**ITEMS**
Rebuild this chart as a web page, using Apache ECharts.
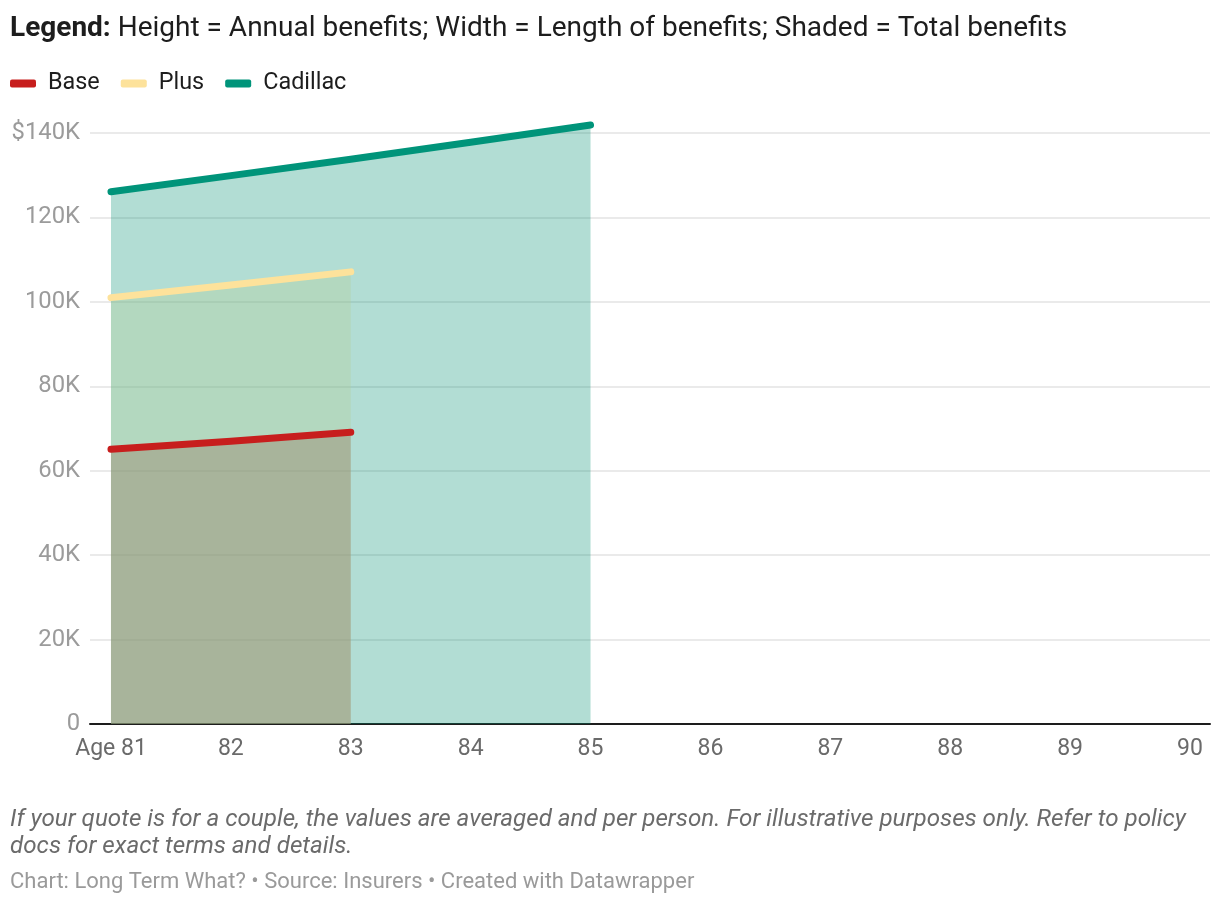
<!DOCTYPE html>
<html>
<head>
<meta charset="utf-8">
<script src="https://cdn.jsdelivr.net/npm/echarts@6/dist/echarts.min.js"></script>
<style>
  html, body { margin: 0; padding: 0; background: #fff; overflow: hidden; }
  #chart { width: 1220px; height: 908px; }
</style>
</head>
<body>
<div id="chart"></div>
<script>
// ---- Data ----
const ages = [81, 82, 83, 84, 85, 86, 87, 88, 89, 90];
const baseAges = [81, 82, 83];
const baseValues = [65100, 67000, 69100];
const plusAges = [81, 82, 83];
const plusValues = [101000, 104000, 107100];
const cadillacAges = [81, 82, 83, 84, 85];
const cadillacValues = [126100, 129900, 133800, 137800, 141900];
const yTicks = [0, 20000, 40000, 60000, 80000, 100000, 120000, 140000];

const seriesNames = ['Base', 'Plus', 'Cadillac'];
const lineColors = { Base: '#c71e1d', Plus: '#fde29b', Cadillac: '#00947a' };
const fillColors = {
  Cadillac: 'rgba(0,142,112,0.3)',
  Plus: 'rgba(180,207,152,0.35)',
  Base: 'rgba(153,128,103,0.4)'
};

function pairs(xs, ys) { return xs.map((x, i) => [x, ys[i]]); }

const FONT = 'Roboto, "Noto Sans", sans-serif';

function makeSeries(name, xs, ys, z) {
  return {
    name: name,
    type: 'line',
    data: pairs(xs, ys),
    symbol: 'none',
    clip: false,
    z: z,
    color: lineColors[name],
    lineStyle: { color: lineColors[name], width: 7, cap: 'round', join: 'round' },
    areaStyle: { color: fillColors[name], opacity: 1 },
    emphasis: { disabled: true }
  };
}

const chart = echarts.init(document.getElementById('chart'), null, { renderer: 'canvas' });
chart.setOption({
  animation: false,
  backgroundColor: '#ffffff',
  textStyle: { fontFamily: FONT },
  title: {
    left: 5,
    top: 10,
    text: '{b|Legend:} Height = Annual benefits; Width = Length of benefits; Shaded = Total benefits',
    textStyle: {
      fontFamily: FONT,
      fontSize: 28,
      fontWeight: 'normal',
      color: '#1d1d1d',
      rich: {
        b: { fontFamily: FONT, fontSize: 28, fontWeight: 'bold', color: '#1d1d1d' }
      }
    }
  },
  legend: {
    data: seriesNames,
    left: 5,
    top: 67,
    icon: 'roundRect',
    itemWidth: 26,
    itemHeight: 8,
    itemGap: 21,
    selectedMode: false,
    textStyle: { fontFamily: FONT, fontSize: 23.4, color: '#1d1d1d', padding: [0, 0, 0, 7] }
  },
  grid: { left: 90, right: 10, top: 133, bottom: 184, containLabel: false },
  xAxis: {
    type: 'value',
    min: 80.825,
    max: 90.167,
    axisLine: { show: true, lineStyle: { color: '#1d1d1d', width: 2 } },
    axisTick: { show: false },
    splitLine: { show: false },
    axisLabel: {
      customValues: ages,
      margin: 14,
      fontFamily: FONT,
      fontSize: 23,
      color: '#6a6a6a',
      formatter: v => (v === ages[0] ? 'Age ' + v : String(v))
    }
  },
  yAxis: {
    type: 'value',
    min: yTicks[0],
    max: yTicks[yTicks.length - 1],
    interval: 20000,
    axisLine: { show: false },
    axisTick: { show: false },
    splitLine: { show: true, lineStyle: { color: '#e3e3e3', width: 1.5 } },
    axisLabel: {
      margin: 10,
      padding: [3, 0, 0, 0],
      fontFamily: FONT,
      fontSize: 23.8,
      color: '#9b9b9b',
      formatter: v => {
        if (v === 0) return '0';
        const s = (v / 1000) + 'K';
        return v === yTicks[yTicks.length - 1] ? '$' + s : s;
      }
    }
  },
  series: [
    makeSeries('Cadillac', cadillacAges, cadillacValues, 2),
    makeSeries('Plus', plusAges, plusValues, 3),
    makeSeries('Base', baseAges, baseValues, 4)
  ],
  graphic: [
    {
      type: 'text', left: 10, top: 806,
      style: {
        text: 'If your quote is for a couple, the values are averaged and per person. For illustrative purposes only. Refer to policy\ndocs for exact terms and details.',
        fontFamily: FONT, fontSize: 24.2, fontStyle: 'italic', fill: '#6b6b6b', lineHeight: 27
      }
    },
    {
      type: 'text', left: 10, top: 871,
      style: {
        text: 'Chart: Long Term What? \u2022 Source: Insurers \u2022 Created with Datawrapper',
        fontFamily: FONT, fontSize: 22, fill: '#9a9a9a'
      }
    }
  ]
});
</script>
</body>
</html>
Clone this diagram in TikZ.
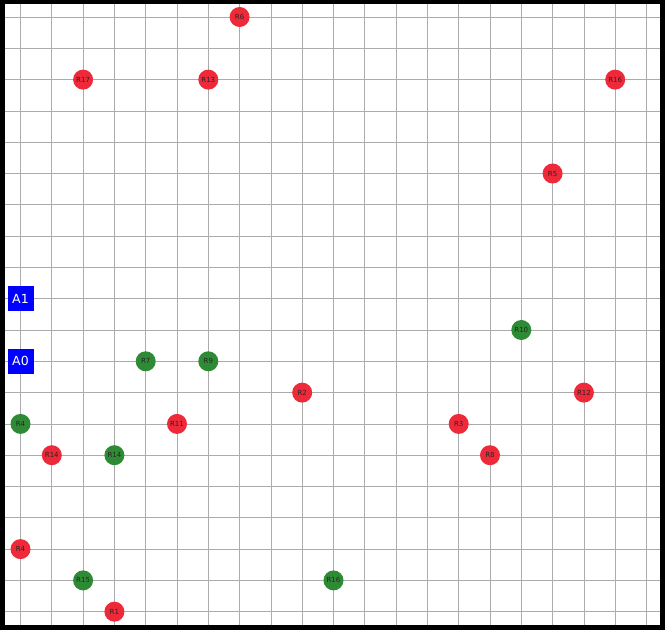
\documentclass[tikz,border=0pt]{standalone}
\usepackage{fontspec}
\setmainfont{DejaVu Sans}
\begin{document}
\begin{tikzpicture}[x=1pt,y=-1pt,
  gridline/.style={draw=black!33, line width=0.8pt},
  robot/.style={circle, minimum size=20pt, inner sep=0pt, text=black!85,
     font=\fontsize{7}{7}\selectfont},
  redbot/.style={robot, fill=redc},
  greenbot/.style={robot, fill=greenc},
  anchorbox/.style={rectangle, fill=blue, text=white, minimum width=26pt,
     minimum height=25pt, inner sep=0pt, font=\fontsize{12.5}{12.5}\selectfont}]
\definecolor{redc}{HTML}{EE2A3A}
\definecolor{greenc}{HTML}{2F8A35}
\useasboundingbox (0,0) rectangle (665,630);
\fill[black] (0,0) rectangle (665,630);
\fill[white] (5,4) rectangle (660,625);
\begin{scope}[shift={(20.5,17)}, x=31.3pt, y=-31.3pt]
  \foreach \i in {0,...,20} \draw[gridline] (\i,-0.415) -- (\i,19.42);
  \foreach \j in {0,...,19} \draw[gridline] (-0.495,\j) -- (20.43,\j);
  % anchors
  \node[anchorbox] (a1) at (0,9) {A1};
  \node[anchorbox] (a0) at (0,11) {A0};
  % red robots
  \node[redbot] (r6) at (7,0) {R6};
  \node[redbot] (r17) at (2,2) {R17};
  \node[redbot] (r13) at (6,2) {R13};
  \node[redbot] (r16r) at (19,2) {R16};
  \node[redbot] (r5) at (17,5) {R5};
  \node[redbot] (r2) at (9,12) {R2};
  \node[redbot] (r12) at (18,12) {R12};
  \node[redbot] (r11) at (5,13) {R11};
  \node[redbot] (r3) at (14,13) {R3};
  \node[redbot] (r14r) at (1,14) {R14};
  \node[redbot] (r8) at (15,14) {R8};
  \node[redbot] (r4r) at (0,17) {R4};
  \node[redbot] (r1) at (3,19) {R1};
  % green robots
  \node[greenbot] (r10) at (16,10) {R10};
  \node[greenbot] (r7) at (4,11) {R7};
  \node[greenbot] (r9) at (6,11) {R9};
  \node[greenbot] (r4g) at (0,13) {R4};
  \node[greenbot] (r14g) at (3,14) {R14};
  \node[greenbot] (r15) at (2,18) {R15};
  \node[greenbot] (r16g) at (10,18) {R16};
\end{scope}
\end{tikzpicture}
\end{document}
---
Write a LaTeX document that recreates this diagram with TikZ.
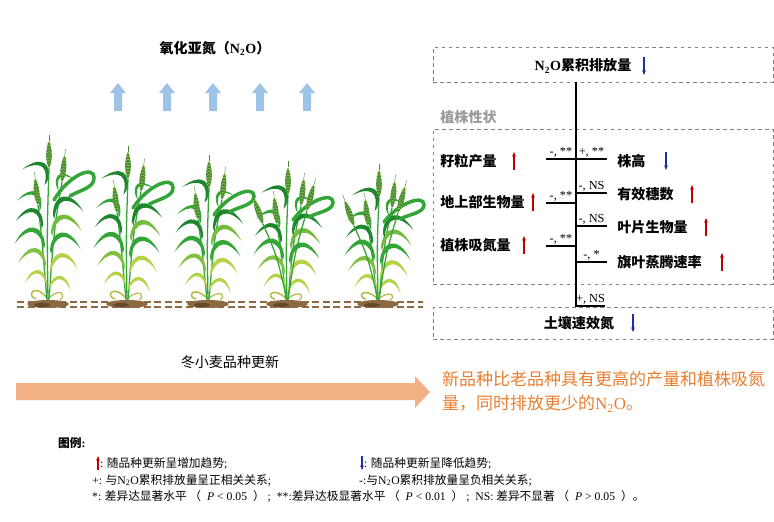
* * *
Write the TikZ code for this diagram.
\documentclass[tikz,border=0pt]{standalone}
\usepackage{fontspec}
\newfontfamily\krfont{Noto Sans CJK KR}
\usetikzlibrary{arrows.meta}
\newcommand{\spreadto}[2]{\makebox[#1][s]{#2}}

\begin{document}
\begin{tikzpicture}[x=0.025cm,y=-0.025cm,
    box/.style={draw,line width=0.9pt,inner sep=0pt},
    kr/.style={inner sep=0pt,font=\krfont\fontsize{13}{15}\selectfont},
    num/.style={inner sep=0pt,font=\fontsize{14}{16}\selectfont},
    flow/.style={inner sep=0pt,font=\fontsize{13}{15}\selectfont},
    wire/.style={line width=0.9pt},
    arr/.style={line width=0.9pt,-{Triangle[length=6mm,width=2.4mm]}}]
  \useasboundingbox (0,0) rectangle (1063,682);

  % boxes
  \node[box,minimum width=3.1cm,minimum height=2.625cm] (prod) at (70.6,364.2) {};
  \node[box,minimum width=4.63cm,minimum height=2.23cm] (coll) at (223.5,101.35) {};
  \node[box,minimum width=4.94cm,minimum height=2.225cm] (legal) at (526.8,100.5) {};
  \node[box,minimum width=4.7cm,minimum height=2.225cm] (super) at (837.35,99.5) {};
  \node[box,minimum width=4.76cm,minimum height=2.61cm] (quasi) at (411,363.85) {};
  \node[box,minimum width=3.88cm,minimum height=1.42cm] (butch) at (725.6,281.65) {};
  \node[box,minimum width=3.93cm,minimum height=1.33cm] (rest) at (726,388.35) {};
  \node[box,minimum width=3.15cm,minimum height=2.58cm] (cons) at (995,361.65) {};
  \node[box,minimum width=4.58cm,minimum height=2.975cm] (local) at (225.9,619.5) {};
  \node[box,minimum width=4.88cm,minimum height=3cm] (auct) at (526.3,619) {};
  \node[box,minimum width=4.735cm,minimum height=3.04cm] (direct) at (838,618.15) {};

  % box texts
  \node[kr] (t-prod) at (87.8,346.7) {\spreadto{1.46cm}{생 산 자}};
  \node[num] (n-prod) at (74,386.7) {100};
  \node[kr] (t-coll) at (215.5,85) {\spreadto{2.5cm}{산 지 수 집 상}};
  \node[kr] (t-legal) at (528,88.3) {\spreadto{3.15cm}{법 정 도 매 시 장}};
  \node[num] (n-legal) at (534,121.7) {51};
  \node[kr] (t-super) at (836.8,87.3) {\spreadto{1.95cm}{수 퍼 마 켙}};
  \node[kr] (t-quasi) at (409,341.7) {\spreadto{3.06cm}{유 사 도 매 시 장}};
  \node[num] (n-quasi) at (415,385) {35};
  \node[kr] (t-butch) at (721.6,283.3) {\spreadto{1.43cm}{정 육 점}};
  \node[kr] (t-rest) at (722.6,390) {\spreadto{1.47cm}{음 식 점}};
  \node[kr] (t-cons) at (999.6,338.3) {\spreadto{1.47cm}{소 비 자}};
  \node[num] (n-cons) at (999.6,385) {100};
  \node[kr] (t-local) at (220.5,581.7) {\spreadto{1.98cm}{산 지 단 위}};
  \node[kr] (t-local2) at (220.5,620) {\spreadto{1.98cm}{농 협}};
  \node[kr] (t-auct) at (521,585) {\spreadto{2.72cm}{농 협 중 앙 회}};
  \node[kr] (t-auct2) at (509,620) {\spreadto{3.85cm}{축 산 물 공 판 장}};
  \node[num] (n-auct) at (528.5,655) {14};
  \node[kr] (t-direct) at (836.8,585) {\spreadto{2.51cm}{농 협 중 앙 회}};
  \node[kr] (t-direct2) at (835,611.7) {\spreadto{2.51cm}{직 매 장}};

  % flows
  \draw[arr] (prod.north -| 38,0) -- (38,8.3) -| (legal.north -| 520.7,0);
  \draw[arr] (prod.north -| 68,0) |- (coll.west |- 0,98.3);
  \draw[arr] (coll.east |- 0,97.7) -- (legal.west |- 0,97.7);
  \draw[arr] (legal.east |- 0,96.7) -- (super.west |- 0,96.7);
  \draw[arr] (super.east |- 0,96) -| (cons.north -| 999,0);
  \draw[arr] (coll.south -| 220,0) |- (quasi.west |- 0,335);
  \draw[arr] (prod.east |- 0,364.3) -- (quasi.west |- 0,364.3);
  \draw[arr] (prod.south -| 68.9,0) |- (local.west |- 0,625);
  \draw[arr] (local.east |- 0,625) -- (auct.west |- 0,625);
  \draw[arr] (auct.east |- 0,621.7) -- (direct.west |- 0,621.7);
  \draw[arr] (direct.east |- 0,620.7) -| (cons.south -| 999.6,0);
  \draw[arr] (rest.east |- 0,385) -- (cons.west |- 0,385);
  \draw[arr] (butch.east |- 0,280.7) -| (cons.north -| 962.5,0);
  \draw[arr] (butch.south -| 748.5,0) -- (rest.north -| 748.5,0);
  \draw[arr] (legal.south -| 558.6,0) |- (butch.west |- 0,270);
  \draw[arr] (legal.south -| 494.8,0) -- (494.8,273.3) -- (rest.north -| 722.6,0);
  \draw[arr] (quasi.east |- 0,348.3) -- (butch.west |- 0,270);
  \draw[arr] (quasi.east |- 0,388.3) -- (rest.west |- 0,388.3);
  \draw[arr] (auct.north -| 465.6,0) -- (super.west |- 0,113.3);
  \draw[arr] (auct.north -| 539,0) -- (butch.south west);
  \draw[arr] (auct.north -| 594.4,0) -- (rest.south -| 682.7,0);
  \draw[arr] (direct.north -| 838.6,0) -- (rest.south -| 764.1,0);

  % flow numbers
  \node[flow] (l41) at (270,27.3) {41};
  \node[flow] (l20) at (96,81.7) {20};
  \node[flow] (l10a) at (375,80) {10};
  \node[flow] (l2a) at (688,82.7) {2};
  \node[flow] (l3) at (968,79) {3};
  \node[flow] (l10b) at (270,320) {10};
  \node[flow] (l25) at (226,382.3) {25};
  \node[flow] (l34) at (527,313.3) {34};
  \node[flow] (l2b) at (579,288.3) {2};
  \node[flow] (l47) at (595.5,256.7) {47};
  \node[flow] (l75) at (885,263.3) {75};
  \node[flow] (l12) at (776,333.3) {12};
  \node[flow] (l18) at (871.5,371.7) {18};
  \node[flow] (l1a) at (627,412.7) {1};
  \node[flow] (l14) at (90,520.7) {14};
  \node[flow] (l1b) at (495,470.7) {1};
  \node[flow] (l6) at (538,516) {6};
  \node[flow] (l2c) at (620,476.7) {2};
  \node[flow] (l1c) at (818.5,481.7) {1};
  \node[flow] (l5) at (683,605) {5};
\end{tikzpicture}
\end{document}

**WORK TO DO**
Print exactly the lines from the one containing "Write the TikZ code for this diagram." to the one containing "(0,0) rectangle (1063,682);", both included, and nothing else.

**EXPECTED ANSWER**
Write the TikZ code for this diagram.
\documentclass[tikz,border=0pt]{standalone}
\usepackage{fontspec}
\newfontfamily\krfont{Noto Sans CJK KR}
\usetikzlibrary{arrows.meta}
\newcommand{\spreadto}[2]{\makebox[#1][s]{#2}}

\begin{document}
\begin{tikzpicture}[x=0.025cm,y=-0.025cm,
    box/.style={draw,line width=0.9pt,inner sep=0pt},
    kr/.style={inner sep=0pt,font=\krfont\fontsize{13}{15}\selectfont},
    num/.style={inner sep=0pt,font=\fontsize{14}{16}\selectfont},
    flow/.style={inner sep=0pt,font=\fontsize{13}{15}\selectfont},
    wire/.style={line width=0.9pt},
    arr/.style={line width=0.9pt,-{Triangle[length=6mm,width=2.4mm]}}]
  \useasboundingbox (0,0) rectangle (1063,682);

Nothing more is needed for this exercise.